Purify identifies true memory leaks by searching the entire address space looking for allocated memory to which there are no pointers. This technique enables Purify to detect a few leaked blocks out of the many blocks in use. This precision is critical, as a few bytes leaked can be easily missed amid the megabytes of allocated data in use. With Purify, even short test cases can be valuable in finding memory leaks.

Purify generates a Memory Leaked (MLK) summary when the program exits, that is, when the program goes through an exit(). A Purify memory leaked summary indicates the amount of memory leaked by the program during execution and identifies the origin of each leak by the functions that allocated the memory. If the program terminates because of a signal, Purify does not generate a report.

Purify finds memory leaks by searching for blocks that have no pointers to them. Since these blocks cannot be accessed, they are lost to the program and cannot be freed. Consider this example of a linked list:

At first, memory blocks A, B, C, and D all have references to them. A is referenced through the global variable pList, and B, C, and D through the pNext pointers.

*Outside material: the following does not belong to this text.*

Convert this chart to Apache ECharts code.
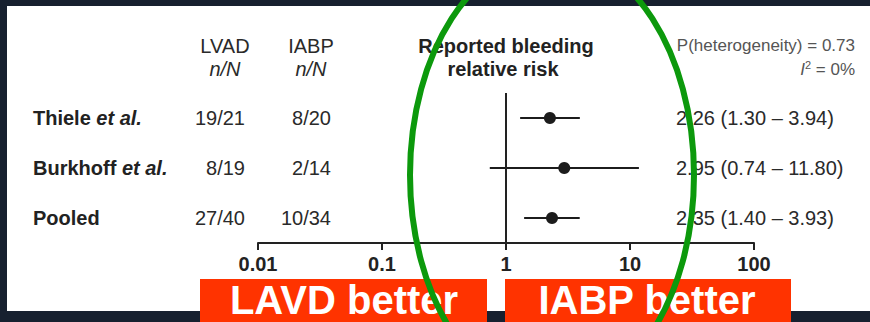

Then, block C is removed from the list by setting the pNext pointer in B to point to D instead of C.

However, list block C is not freed. Unless there is another pointer to C, there is now no possible way to free C. It is a leaked memory block.

In the memory leaked message for this linked list, Purify shows
1 leaked block (C), 3 memory-in-use blocks (A, B, and D), and 4 allocated blocks (A, B, C, and D).

Traditional leak detectors (like mprof) report the memory blocks that are not freed before the program exits by simply matching memory allocations and corresponding frees. This is misleading, since most of these memory blocks are not leaks. They are either permanently allocated memory, such as symbol tables, or memory that happens to be in use when the exit function is called. In this linked list example, a typical malloc-debug leak detector would report all four blocks (A, B, C, and D) as leaked. When no distinction is made between true memory leaks and memory in use, it is difficult to identify the real problem.

Purify also reports memory blocks that do not have pointers to their beginnings, but that do have a pointer to their interior. These blocks are probably leaks, because there is no pointer that can be used directly to free them. Sometimes, however, these blocks are still in use. Purify calls these Potential Leaks (PLK) to distinguish them from true Memory Leaks (MLK).